Berlusconi posted a message on his Facebook page saying: "As the Bible says, there is a time for speaking and a time to reflect. Today, faced by so much confusion, it is better to reflect."
But many of the crowd of several hundred PDL supporters were angry that Berlusconi did not turn up for the rally of a party he founded.
"A bad gesture...as prime minister he always came. Now that the situation is different he is not coming. I am not happy," said Silvia, a young member of the party from the northern city of Padua, who did not give her second name.
The PDL has been arguing for weeks with the centre-left Democratic Party (PD) which is the front runner in opinion polls, over which voting system should be used in the election.
In addition, the PD is itself riven by divisions and plans primary elections, probably in November, to choose an electoral candidate.
The parties are also maneuvering over possible coalition alliances with the centrist UDC which is toying with which side it will join.
Berlusconi seems to want to wait longer, to see which electoral law will be used, while studying opinion polls and moves amongst other parties, to assess whether he can build decent support in an election or face the risk of a humiliating defeat.

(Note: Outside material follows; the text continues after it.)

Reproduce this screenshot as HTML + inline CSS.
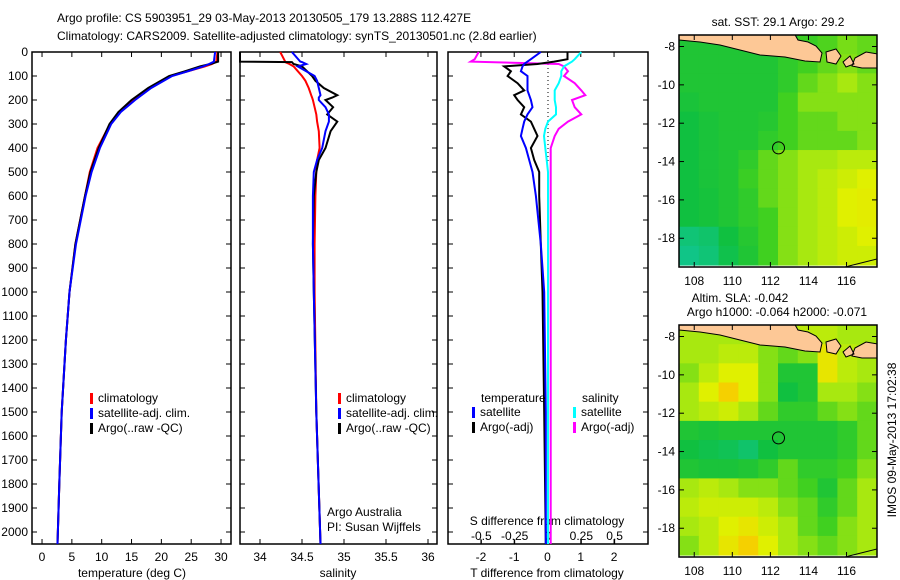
<!DOCTYPE html>
<html><head><meta charset="utf-8"><style>
body{margin:0;background:#fff}
svg{display:block;font-family:"Liberation Sans",sans-serif;font-size:12px}
</style></head><body>
<svg id="c" width="900" height="580" viewBox="0 0 900 580">
<text x="57" y="22">Argo profile: CS 5903951_29 03-May-2013 20130505_179 13.288S 112.427E</text>
<text x="57" y="40">Climatology: CARS2009. Satellite-adjusted climatology: synTS_20130501.nc (2.8d earlier)</text>
<g id="g"></g>
</svg>
<script>
// ---- data ----
const depthT=[0,40,50,60,80,100,150,200,250,300,400,500,600,700,800,1000,1200,1500,1800,2050];
const tempClim=[29.4,29.2,28.5,27.3,24.5,21.6,18.0,15.3,13.0,11.4,9.3,8.0,7.2,6.4,5.6,4.6,4.0,3.3,2.9,2.6];
const tempSat=[29.0,28.8,28.0,27.0,24.5,21.8,18.3,15.6,13.2,11.6,9.7,8.3,7.3,6.5,5.7,4.6,4.0,3.3,2.9,2.6];
const tempArgo=[29.5,29.5,28.2,26.5,24.0,21.3,17.8,15.0,12.8,11.3,9.5,8.1,7.2,6.4,5.6,4.6,4.0,3.3,2.9,2.6];
const depthS=[0,40,42,50,60,80,100,120,150,180,190,200,230,260,290,330,400,450,500,600,800,1000,1500,2050];
const salClim=[34.24,34.3,34.3,34.35,34.4,34.45,34.5,34.54,34.58,34.61,34.62,34.63,34.65,34.67,34.68,34.7,34.71,34.68,34.67,34.66,34.65,34.65,34.67,34.72];
const salSat=[34.38,34.48,34.5,34.55,34.45,34.55,34.65,34.68,34.7,34.72,34.7,34.7,34.78,34.82,34.82,34.78,34.74,34.68,34.64,34.63,34.63,34.64,34.67,34.72];
const salArgo=[33.6,33.6,34.38,34.4,34.5,34.56,34.62,34.66,34.76,34.92,34.86,34.78,34.87,34.8,34.92,34.84,34.78,34.7,34.67,34.64,34.63,34.64,34.67,34.72];
const depthD=[0,30,40,50,60,80,100,130,160,180,200,230,260,290,320,350,400,450,500,600,800,1000,1500,2050];
const dTArgo=[0.6,0.6,0.2,-0.3,-1.3,-1.1,-1.2,-0.9,-0.7,-1.0,-0.9,-0.7,-0.8,-0.5,-0.4,-0.3,-0.5,-0.4,-0.25,-0.25,-0.2,-0.15,-0.1,-0.05];
const dTSat=[-0.2,-0.5,-0.6,-0.7,-0.75,-0.8,-0.6,-0.6,-0.6,-0.55,-0.5,-0.45,-0.6,-0.7,-0.75,-0.8,-0.65,-0.55,-0.45,-0.35,-0.2,-0.1,-0.05,-0.05];
const dSArgo=[-0.52,-0.55,-0.58,0.08,0.12,0.15,0.12,0.2,0.25,0.28,0.18,0.2,0.25,0.15,0.08,0.05,0.02,0.02,0.02,0.02,0.02,0.02,0.02,0.02];
const dSSat=[0.25,0.2,0.18,0.15,0.12,0.1,0.1,0.08,0.05,0.05,0.05,0.06,0.06,0.0,-0.02,-0.03,-0.02,-0.01,0,0,0,0,0,0];
const yTicks=[0,100,200,300,400,500,600,700,800,900,1000,1100,1200,1300,1400,1500,1600,1700,1800,1900,2000];
const tTicks=[0,5,10,15,20,25,30];
const sTicks=[34,34.5,35,35.5,36];
const sTickLabels=["34","34.5","35","35.5","36"];
const dTTicks=[-2,-1,0,1,2];
const dSTicks=[-0.5,-0.25,0,0.25,0.5];
const lonTicks=[108,110,112,114,116];
const latTicks=[-8,-10,-12,-14,-16,-18];
const argoLon=112.427, argoLat=-13.288;
const mapLons=[107.2,108.24,109.28,110.32,111.36,112.4,113.44,114.48,115.52,116.56,117.6];
const mapLats=[-7.4,-8.4,-9.4,-10.4,-11.4,-12.4,-13.4,-14.4,-15.4,-16.4,-17.4,-18.4,-19.4];
const sstGrid=[
[.3,.3,.3,.3,.3,.32,.38,.42,.48,.45],
[.3,.3,.3,.3,.3,.35,.4,.45,.5,.45],
[.3,.3,.3,.3,.3,.35,.45,.5,.55,.5],
[.28,.3,.3,.3,.3,.4,.5,.5,.5,.5],
[.25,.28,.3,.3,.32,.4,.45,.45,.5,.5],
[.25,.28,.3,.3,.35,.4,.45,.45,.45,.5],
[.25,.28,.3,.35,.45,.5,.55,.55,.6,.6],
[.25,.28,.3,.38,.45,.5,.55,.6,.65,.7],
[.25,.27,.3,.35,.45,.5,.55,.6,.7,.72],
[.25,.27,.3,.35,.4,.5,.55,.6,.7,.72],
[.12,.15,.25,.32,.4,.5,.55,.6,.65,.7],
[.08,.12,.22,.3,.4,.5,.55,.6,.65,.65]];
const slaGrid=[
[.55,.55,.55,.55,.55,.55,.6,.6,.55,.55],
[.55,.55,.6,.6,.5,.45,.5,.75,.6,.55],
[.5,.6,.7,.7,.5,.3,.3,.75,.6,.55],
[.55,.7,.85,.7,.5,.25,.3,.55,.55,.5],
[.55,.6,.65,.55,.45,.35,.35,.45,.5,.45],
[.3,.28,.3,.3,.3,.3,.3,.3,.35,.45],
[.25,.22,.2,.15,.25,.3,.3,.3,.35,.45],
[.3,.28,.28,.3,.35,.45,.35,.35,.4,.5],
[.55,.6,.55,.5,.5,.45,.4,.3,.45,.55],
[.6,.65,.65,.65,.6,.5,.45,.35,.45,.55],
[.55,.6,.7,.75,.65,.55,.45,.4,.5,.55],
[.5,.6,.75,.85,.7,.55,.5,.45,.5,.55]];
// ---- drawing ----
const NS="http://www.w3.org/2000/svg";
const G=document.getElementById('g');
function el(t,a,p){const e=document.createElementNS(NS,t);for(const k in a)e.setAttribute(k,a[k]);(p||G).appendChild(e);return e;}
function txt(x,y,s,anchor){const e=el('text',{x:x,y:y,'text-anchor':anchor||'start'});e.textContent=s;return e;}
const Y=d=>52+d*0.24;
const PT=52,PB=544;
const panels=[{x0:32,x1:231,lo:-1.68,hi:31.67},{x0:240,x1:437,lo:33.762,hi:36.107},{x0:448,x1:648,lo:-2.99,hi:3.02}];
const sx=(p,v)=>p.x0+(v-p.lo)/(p.hi-p.lo)*(p.x1-p.x0);
const sxS=v=>548+v*133.3;
yTicks.forEach(d=>{const t=txt(28,Y(d)+4,String(d),'end');

});
panels.forEach((p,i)=>{
 const r=el('rect',{x:p.x0,y:PT,width:p.x1-p.x0,height:PB-PT,fill:'none',stroke:'#000','stroke-width':1.5});
 
 
 yTicks.forEach(d=>{el('line',{x1:p.x0,x2:p.x0+5,y1:Y(d),y2:Y(d),stroke:'#000'});el('line',{x1:p.x1-5,x2:p.x1,y1:Y(d),y2:Y(d),stroke:'#000'});});
});
function xticks(p,vals,labels,ly){vals.forEach((v,i)=>{const x=sx(p,v);
 el('line',{x1:x,x2:x,y1:PT,y2:PT+5,stroke:'#000'});el('line',{x1:x,x2:x,y1:PB-5,y2:PB,stroke:'#000'});
 const t=txt(x,ly,labels[i],'middle');
 
 });}
xticks(panels[0],tTicks,tTicks.map(String),561);
xticks(panels[1],sTicks,sTickLabels,561);
xticks(panels[2],dTTicks,dTTicks.map(String),561);
dSTicks.forEach(v=>{const x=sxS(v);el('line',{x1:x,x2:x,y1:PB-4,y2:PB,stroke:'#000'});
 const t=txt(x,540,String(v),'middle');
 
 });
let t;
t=txt(132,577,'temperature (deg C)','middle');
t=txt(338,577,'salinity','middle');
t=txt(547,577,'T difference from climatology','middle');
t=txt(547,525,'S difference from climatology','middle');
t=txt(327,516,'Argo Australia');
t=txt(327,531,'PI: Susan Wijffels');
el('line',{x1:548,x2:548,y1:PT,y2:163,stroke:'#000','stroke-dasharray':'1,3'});
function line(xs,ds,fx,col,name){const pts=xs.map((v,i)=>fx(v).toFixed(1)+','+Y(ds[i]).toFixed(1)).join(' ');
 const l=el('polyline',{points:pts,fill:'none',stroke:col,'stroke-width':2});
 
 }
line(tempClim,depthT,v=>sx(panels[0],v),'#f00','temp-climatology-line');
line(tempArgo,depthT,v=>sx(panels[0],v),'#000','temp-argo-line');
line(tempSat,depthT,v=>sx(panels[0],v),'#00f','temp-satellite-line');
line(salClim,depthS,v=>Math.max(240,sx(panels[1],v)),'#f00','sal-climatology-line');
line(salArgo,depthS,v=>Math.max(240,sx(panels[1],v)),'#000','sal-argo-line');
line(salSat,depthS,v=>sx(panels[1],v),'#00f','sal-satellite-line');
line(dSArgo,depthD,sxS,'#f0f','s-diff-argo-line');
line(dSSat,depthD,sxS,'#0ff','s-diff-satellite-line');
line(dTArgo,depthD,v=>sx(panels[2],v),'#000','t-diff-argo-line');
line(dTSat,depthD,v=>sx(panels[2],v),'#00f','t-diff-satellite-line');
function leg(x,y,col,label,name){el('rect',{x:x,y:y-9,width:3,height:11,fill:col});const t=txt(x+8,y,label);
 
 }
[['#f00','climatology'],['#00f','satellite-adj. clim.'],['#000','Argo(..raw -QC)']].forEach((e,i)=>{leg(90,402+i*15,e[0],e[1],'legend-entry');leg(338,402+i*15,e[0],e[1],'legend-entry');});
t=txt(481,402,'temperature');
t=txt(582,402,'salinity');
leg(472,416,'#00f','satellite','legend-entry');leg(472,431,'#000','Argo(-adj)','legend-entry');
leg(573,416,'#0ff','satellite','legend-entry');leg(573,431,'#f0f','Argo(-adj)','legend-entry');
// maps
const stops=[[0,[16,200,168]],[0.25,[16,192,64]],[0.4,[64,208,32]],[0.55,[168,232,16]],[0.7,[224,240,0]],[0.85,[245,208,0]],[1,[240,168,0]]];
function cmap(v){for(let i=1;i<stops.length;i++){if(v<=stops[i][0]){const a=stops[i-1],b=stops[i],f=(v-a[0])/(b[0]-a[0]);return 'rgb('+a[1].map((c,k)=>Math.round(c+(b[1][k]-c)*f)).join(',')+')';}}return 'rgb(240,168,0)';}
function drawMap(y0,grid,name){
 const mx=lon=>679+(lon-107.2)/10.4*198, my=lat=>y0+(-7.4-lat)/12.1*232;
 const cp=el('clipPath',{id:'cp'+name});el('rect',{x:679,y:y0,width:198,height:232},cp);
 const g=el('g',{'clip-path':'url(#cp'+name+')'});
 
 
 grid.forEach((row,r)=>row.forEach((v,c)=>{const x=mx(mapLons[c]),y=my(mapLats[r]);
  const cell=el('rect',{x:x,y:y,width:mx(mapLons[c+1])-x+0.5,height:my(mapLats[r+1])-y+0.5,fill:cmap(v)},g);
  
  }));
 const o=y0-35;
 const P=(x,y)=>x+','+(y+o);
 const d='M'+P(679,33)+' L'+P(679,40)+' L'+P(700,42)+' L'+P(720,45)+' L'+P(740,50)+' L'+P(760,55)+' L'+P(785,57)+' L'+P(805,61)+' L'+P(820,62)+' L'+P(822,53)+' L'+P(816,46)+' L'+P(808,42)+' L'+P(798,40)+' L'+P(794,33)+' Z'+
  ' M'+P(826,52)+' L'+P(836,49)+' L'+P(841,56)+' L'+P(836,64)+' L'+P(827,62)+' Z'+
  ' M'+P(855,58)+' L'+P(866,52)+' L'+P(878,54)+' L'+P(878,68)+' L'+P(862,68)+' L'+P(852,66)+' Z'+
  ' M'+P(843,62)+' L'+P(850,56)+' L'+P(854,64)+' L'+P(846,67)+' Z';
 const lp=el('path',{d:d,fill:'#fdc896',stroke:'#000','stroke-width':1},g);
 
 
 el('line',{x1:845,y1:y0+232,x2:877,y2:y0+224,stroke:'#000'},g);
 const fr=el('rect',{x:679,y:y0,width:198,height:232,fill:'none',stroke:'#000','stroke-width':1.5});
 
 
 const ci=el('circle',{cx:mx(argoLon),cy:my(argoLat),r:6,fill:'none',stroke:'#000','stroke-width':1});
 
 
 latTicks.forEach(l=>{const y=my(l);el('line',{x1:679,x2:684,y1:y,y2:y,stroke:'#000'});el('line',{x1:872,x2:877,y1:y,y2:y,stroke:'#000'});
  const t=txt(675,y+4,String(l),'end');});
 lonTicks.forEach(l=>{const x=mx(l);el('line',{x1:x,x2:x,y1:y0,y2:y0+5,stroke:'#000'});el('line',{x1:x,x2:x,y1:y0+227,y2:y0+232,stroke:'#000'});
  const t=txt(x,y0+250,String(l),'middle');});
}
drawMap(35,sstGrid,'sst-map');
drawMap(325,slaGrid,'sla-map');
t=txt(778,26,'sat. SST: 29.1  Argo: 29.2','middle');
t=txt(740,302,'Altim. SLA: -0.042','middle');
t=txt(777,316,'Argo h1000: -0.064 h2000: -0.071','middle');
t=txt(0,0,'IMOS 09-May-2013 17:02:38','middle');t.setAttribute('transform','translate(896,440) rotate(-90)');
</script>
</body></html>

He is also concerned about protecting his business and personal interests in combating a string of corruption charges and the "Rubygate" scandal, in which he is accused of paying for sex with an under-age prostitute.
An opinion poll earlier this week showed the once-dominant PDL improving its support slightly to just over 20 percent but still behind the PD which was on more than 25 percent.
However, analysts say the PDL is paralyzed by Berlusconi's indecision and has faded from the political scene.
Some polls show the PDL without Berlusconi would barely garner 10 percent support. Meanwhile the populist Five Star Movement of comedian Beppe Grillo is snapping at their heels with around 14 percent.
Pier Ferdinando Casini, leader of the Catholic centrists of the UDC, is pushing to bring Monti back as prime minister after the election to continue the reforms that restored Italy's international reputation after the removal of Berlusconi.
Many senior Italian business leaders and international investors fear that if Monti is replaced by a purely political government the country could renege on the technocrat prime minister's tough austerity program.